- **Directive**:
Which lines fall between the line holding "Reproduce this chart" and the line holding "import * as", inclusive? Retype them exactly, without the pictures, and add nothing else.

Entries with chart source code
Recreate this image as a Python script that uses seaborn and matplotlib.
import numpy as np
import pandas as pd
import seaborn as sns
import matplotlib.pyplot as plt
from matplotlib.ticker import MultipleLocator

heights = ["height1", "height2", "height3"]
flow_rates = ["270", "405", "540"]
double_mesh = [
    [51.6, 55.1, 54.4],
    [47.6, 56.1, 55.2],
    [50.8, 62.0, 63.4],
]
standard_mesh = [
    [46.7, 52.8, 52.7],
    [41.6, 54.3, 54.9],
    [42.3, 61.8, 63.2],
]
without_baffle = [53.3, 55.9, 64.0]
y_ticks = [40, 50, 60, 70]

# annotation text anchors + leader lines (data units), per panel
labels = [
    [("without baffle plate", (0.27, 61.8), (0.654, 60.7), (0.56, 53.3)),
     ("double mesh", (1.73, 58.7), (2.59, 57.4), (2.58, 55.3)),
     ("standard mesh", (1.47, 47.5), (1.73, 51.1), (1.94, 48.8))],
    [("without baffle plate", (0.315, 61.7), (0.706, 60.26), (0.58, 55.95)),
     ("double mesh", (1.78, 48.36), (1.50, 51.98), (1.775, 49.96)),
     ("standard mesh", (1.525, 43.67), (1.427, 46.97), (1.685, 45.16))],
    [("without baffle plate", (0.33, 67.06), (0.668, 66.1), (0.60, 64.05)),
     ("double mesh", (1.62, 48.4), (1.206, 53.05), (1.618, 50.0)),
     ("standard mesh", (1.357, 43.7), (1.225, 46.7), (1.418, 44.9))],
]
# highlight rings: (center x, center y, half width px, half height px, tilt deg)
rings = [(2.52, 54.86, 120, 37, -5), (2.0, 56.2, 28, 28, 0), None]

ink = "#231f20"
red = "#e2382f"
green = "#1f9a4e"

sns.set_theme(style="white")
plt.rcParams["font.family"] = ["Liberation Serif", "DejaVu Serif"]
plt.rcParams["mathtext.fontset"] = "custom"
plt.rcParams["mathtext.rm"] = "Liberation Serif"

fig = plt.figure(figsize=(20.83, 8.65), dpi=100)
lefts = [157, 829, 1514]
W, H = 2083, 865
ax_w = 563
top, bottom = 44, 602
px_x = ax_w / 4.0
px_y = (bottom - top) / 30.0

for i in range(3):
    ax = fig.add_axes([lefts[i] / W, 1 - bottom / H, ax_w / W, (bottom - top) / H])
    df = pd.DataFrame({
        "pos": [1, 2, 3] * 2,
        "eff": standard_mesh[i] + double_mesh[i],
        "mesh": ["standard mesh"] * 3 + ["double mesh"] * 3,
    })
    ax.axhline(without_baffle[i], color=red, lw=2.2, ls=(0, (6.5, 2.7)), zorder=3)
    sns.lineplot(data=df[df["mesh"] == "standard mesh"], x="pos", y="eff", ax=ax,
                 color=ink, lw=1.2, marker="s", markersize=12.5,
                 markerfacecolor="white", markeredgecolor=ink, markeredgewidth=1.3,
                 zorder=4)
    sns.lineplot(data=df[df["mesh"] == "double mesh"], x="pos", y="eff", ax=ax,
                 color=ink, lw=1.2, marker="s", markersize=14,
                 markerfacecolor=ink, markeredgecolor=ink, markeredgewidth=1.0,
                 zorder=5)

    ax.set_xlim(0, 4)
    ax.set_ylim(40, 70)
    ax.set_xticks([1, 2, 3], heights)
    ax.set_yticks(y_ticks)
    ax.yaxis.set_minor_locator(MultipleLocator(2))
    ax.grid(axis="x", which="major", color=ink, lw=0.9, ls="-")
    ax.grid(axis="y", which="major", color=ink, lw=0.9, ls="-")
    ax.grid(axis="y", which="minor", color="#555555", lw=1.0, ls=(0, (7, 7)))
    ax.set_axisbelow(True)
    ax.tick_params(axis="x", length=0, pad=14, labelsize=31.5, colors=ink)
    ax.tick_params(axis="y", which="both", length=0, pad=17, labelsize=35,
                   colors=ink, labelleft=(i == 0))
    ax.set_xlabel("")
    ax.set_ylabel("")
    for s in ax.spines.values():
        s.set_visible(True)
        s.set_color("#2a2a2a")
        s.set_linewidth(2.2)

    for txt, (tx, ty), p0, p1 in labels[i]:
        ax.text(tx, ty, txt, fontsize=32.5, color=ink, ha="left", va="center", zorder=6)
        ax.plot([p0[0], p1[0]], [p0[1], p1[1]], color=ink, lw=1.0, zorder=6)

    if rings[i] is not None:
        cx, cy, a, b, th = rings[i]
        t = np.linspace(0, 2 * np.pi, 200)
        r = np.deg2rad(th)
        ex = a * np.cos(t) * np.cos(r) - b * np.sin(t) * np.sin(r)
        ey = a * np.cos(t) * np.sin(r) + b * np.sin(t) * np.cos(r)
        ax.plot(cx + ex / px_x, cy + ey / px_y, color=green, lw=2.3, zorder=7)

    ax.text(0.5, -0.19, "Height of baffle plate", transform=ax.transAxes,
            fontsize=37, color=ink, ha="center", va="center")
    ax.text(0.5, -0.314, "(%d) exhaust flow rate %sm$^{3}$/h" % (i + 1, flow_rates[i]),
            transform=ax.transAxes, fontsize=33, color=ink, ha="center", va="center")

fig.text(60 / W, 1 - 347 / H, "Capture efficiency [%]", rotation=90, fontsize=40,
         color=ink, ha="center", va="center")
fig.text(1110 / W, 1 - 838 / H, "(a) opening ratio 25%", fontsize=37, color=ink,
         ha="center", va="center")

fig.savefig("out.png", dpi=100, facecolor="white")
...
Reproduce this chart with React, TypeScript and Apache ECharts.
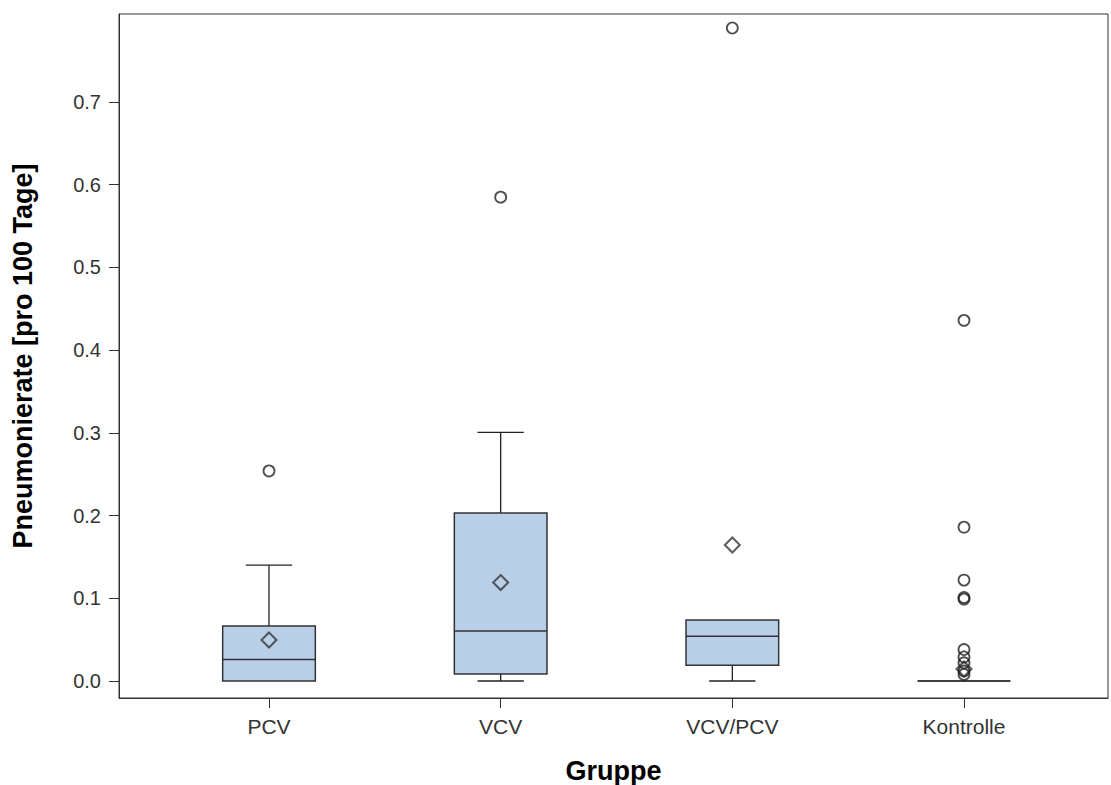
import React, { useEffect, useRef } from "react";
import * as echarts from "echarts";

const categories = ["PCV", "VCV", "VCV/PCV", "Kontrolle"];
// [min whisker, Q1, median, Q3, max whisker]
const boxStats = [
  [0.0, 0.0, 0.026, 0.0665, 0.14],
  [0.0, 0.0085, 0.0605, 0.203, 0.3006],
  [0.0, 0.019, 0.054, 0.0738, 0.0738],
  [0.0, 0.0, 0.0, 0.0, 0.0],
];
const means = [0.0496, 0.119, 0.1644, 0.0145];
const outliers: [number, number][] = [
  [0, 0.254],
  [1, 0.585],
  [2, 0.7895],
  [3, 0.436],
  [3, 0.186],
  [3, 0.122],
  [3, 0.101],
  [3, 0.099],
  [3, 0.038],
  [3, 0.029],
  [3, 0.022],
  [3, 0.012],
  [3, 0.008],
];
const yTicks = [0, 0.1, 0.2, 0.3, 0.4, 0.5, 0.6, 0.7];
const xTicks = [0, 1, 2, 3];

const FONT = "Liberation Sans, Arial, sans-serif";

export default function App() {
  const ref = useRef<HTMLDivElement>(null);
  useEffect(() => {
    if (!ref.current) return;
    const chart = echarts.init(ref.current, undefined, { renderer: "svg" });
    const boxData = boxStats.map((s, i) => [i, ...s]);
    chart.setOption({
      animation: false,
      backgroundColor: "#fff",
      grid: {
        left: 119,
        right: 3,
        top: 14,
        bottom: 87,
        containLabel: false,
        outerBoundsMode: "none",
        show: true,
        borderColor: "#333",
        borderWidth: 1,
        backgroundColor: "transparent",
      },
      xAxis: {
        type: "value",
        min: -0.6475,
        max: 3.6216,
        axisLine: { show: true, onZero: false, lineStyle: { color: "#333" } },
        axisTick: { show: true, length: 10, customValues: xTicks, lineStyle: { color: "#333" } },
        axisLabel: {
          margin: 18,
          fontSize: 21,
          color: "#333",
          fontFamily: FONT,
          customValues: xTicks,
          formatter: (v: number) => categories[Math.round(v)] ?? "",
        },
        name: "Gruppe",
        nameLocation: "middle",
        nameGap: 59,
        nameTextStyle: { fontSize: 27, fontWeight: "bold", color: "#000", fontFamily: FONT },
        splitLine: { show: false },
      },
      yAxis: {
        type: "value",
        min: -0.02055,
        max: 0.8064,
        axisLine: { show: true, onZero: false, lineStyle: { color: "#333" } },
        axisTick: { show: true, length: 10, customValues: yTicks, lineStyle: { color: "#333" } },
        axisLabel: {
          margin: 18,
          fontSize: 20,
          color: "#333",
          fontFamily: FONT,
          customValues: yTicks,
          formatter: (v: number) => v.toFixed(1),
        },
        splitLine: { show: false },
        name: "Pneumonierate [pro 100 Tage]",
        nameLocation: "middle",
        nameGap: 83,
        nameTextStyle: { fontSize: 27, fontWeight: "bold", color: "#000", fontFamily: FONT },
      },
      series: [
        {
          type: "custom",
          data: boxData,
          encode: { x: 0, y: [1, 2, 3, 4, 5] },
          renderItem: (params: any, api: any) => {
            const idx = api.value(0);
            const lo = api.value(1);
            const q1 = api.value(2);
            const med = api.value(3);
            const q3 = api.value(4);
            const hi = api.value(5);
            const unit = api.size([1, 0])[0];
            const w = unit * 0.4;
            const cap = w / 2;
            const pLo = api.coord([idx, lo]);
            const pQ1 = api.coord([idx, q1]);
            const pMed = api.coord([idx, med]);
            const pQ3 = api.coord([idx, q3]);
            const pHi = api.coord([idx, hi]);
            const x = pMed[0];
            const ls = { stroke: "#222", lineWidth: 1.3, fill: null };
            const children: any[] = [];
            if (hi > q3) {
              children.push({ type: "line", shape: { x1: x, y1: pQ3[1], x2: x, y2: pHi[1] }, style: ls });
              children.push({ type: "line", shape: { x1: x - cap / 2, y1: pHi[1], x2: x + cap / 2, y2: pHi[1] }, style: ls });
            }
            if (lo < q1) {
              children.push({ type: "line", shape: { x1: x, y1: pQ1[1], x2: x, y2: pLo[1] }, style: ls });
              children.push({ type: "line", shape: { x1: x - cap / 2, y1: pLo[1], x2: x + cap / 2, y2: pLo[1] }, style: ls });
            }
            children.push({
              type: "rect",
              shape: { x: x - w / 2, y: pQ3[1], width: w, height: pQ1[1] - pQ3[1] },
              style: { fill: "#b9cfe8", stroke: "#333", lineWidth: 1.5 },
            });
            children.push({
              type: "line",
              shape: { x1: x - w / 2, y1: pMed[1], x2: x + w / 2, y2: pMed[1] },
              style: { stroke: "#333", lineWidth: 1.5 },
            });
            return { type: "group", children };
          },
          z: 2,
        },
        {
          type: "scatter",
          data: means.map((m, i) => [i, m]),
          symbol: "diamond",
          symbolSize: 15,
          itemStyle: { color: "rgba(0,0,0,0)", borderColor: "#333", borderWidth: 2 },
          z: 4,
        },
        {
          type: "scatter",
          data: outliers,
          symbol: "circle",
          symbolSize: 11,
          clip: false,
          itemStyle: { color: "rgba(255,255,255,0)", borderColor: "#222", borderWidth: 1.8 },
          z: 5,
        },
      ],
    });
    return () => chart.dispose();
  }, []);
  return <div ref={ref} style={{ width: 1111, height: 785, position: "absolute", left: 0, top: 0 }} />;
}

- **Result for this task**:
Reproduce this chart with React, TypeScript and Apache ECharts.
import React, { useEffect, useRef } from "react";
import * as echarts from "echarts";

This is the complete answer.